Mostly, it’s all because I’ve become really spoiled by the anonymity of big-city living, and feel incredibly put-upon when expected to provide personal information to, essentially, strangers, knowing all the while the judgments they will pass. Our family was ‘from away’, so maybe I just wasn’t bred for Maritime small talk. Who knows?

Anyway, I landed at Gate 3 yesterday.

My friend C (she’s ‘home’ from Toronto for a visit, too) picked me up at the airport, with her delightful baby in tow. We spent the afternoon in and out of C’s in-laws’ pool. At some point, C’s sister-in-law notified us that she would be rather late, and could we cook the sausages in the fridge?

C started the BBQ. Giant flames shot up everywhere. We put the flames out. Once everyone else was safely indoors, I put ten chicken and mozzarella sausages on the BBQ, closed the lid, and walked away for 2 minutes, per the instructions. I should mention at this point that I only had a giant BBQ fork for a utensil.

When I opened the lid two minutes later, all ten sausages were alternately squirting 20-30cm arcs of grease and molten cheese. Some were spinning around like Catherine Wheels (the firework, not the band, though that would have been interesting). It was like the water show at the Bellagio in Vegas. Only, again, with hot grease and molten cheese.

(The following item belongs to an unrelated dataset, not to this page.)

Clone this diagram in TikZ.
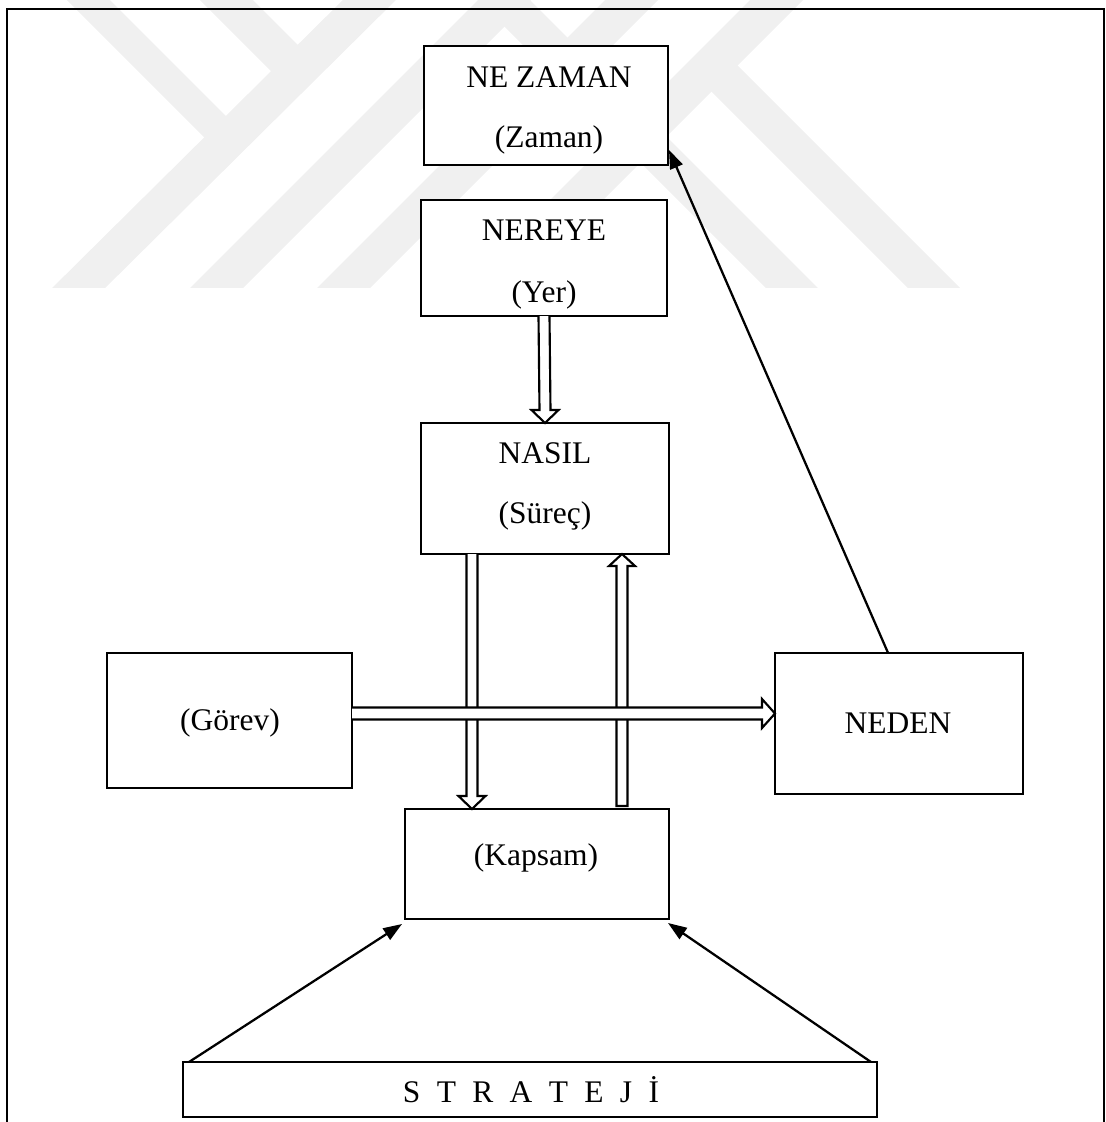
\documentclass[tikz,border=0pt]{standalone}
\usepackage{fontspec}
\setmainfont{Liberation Serif}
\usetikzlibrary{calc,arrows.meta}

% hollow block arrows: shaft half width ~6, head half width ~14, head length 13
\newcommand\blockdown[2]{%
  \draw[hollow] ($(#1)+(-5.5,0)$) -- ($(#2)+(-5.5,-13)$) -- ($(#2)+(-13.5,-13)$) -- (#2)
    -- ($(#2)+(13.5,-13)$) -- ($(#2)+(5.5,-13)$) -- ($(#1)+(5.5,0)$);}
\newcommand\blockup[2]{%
  \draw[hollow] ($(#1)+(-5.5,0)$) -- ($(#2)+(-5.5,12)$) -- ($(#2)+(-13,12)$) -- (#2)
    -- ($(#2)+(13,12)$) -- ($(#2)+(5.5,12)$) -- ($(#1)+(5.5,0)$) -- cycle;}
\newcommand\blockright[2]{%
  \draw[hollow] ($(#1)+(0,-6)$) -- ($(#2)+(-13,-6)$) -- ($(#2)+(-13,-14.5)$) -- (#2)
    -- ($(#2)+(-13,14.5)$) -- ($(#2)+(-13,6)$) -- ($(#1)+(0,6)$);}

\begin{document}
\begin{tikzpicture}[x=0.75pt,y=-0.75pt,
  box/.style={draw, line width=1.9pt, fill=white, inner sep=0pt, outer sep=0pt},
  lbl/.style={anchor=base, inner sep=0pt, font=\fontsize{23.6pt}{28pt}\selectfont},
  hollow/.style={draw, fill=white, line width=1.6pt, line join=miter},
  pointer/.style={line width=1.7pt, -{Triangle[length=14pt,width=10pt]}},
  mark band/.style={fill=black!6}]

\useasboundingbox (0,0) rectangle (1106,1122);

% faint background emblem in the upper part of the page
\begin{scope}
  \clip (0,0) rectangle (1106,287);
  \fill[mark band] (353,-10) -- (406,-10) -- (93,300) -- (40,300) -- cycle;
  \fill[mark band] (488,-10) -- (541,-10) -- (231,300) -- (178,300) -- cycle;
  \fill[mark band] (615,-10) -- (668,-10) -- (358,300) -- (305,300) -- cycle;
  \fill[mark band] (760,-10) -- (813,-10) -- (503,300) -- (450,300) -- cycle;
  \fill[mark band] (57,-10) -- (100,-10) -- (226.5,116.5) -- (205,138) -- cycle;
  \fill[mark band] (190,-10) -- (243,-10) -- (306.5,53.5) -- (280,80) -- cycle;
  \fill[mark band] (705,85) -- (731,59) -- (972,300) -- (920,300) -- cycle;
  \fill[mark band] (468,-10) -- (520,-10) -- (830,300) -- (778,300) -- cycle;
\end{scope}

% outer frame, open at the bottom
\draw[line width=2.1pt] (7,1130) -- (7,9) -- (1104,9) -- (1104,1130);

% boxes
\node[box, minimum width=183pt,   minimum height=89.25pt]  (nez) at (546,105.5) {};
\node[box, minimum width=184.5pt, minimum height=87pt]     (ner) at (544,258) {};
\node[box, minimum width=186pt,   minimum height=98.25pt]  (nas) at (545,488.5) {};
\node[box, minimum width=183.75pt,minimum height=101.25pt] (gor) at (229.5,720.5) {};
\node[box, minimum width=186pt,   minimum height=105.75pt] (ned) at (899,723.5) {};
\node[box, minimum width=198pt,   minimum height=82.5pt]   (kap) at (537,864) {};
\node[box, minimum width=520.5pt, minimum height=41.25pt]  (str) at (530,1089.5) {};

% labels
\node[lbl] (nezA) at (549,87)  {NE ZAMAN};
\node[lbl] (nezB) at (549,147) {(Zaman)};
\node[lbl] (nerA) at (544,240) {NEREYE};
\node[lbl] (nerB) at (544,302) {(Yer)};
\node[lbl] (nasA) at (545,463) {NASIL};
\node[lbl] (nasB) at (545,523) {(Süreç)};
\node[lbl] (gorA) at (230,730) {(Görev)};
\node[lbl] (nedA) at (898,733) {NEDEN};
\node[lbl] (kapA) at (536,865) {(Kapsam)};
\node[lbl] (strA) at (531,1102) {\spaceskip=0.52em S T R A T E J İ};

% anchor points of the block arrows
\coordinate (d1) at ($(nas.south west)!0.2056!(nas.south east)$);
\coordinate (d2) at (d1 |- kap.north);
\coordinate (u1) at ($(nas.south west)!0.8105!(nas.south east)$);
\coordinate (u0) at ($(u1 |- kap.north)+(0,-3)$);
\coordinate (h0) at ($(gor.east)+(0,-7)$);
\coordinate (h1) at (h0 -| ned.west);

% block arrows (the horizontal one lies on top)
\blockdown{ner.south}{nas.north}
\blockdown{d1}{d2}
\blockup{u0}{u1}
\blockright{h0}{h1}

% plain arrows
\coordinate (w0) at ($(ned.north west)!0.456!(ned.north east)$);
\coordinate (w1) at ($(nez.south east)+(1,-15)$);
\draw[pointer] (w0) -- (w1);
\coordinate (s0) at ($(str.north west)+(6,0)$);
\coordinate (s1) at ($(kap.south west)+(-3,5)$);
\draw[pointer] (s0) -- (s1);
\coordinate (t0) at ($(str.north east)+(-6,0)$);
\coordinate (t1) at ($(kap.south east)+(-1,4)$);
\draw[pointer] (t0) -- (t1);
\end{tikzpicture}
\end{document}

Saussagio, if you will. Within seconds, giant flames were again leaping from the grill. Blinded by smoke, I grabbed the BBQ fork to get the sausages off the grill. You see where this is going, yes? I poked huge holes in the sausages. One sausage managed to propel itself off the fork by harnessing the power of a jet of grease and cheese. I got a painful burn on my arm. On the upside, my favourite shirt didn’t get splattered, and I later went for $3 pints with probably the coolest people in town. Day one. Done.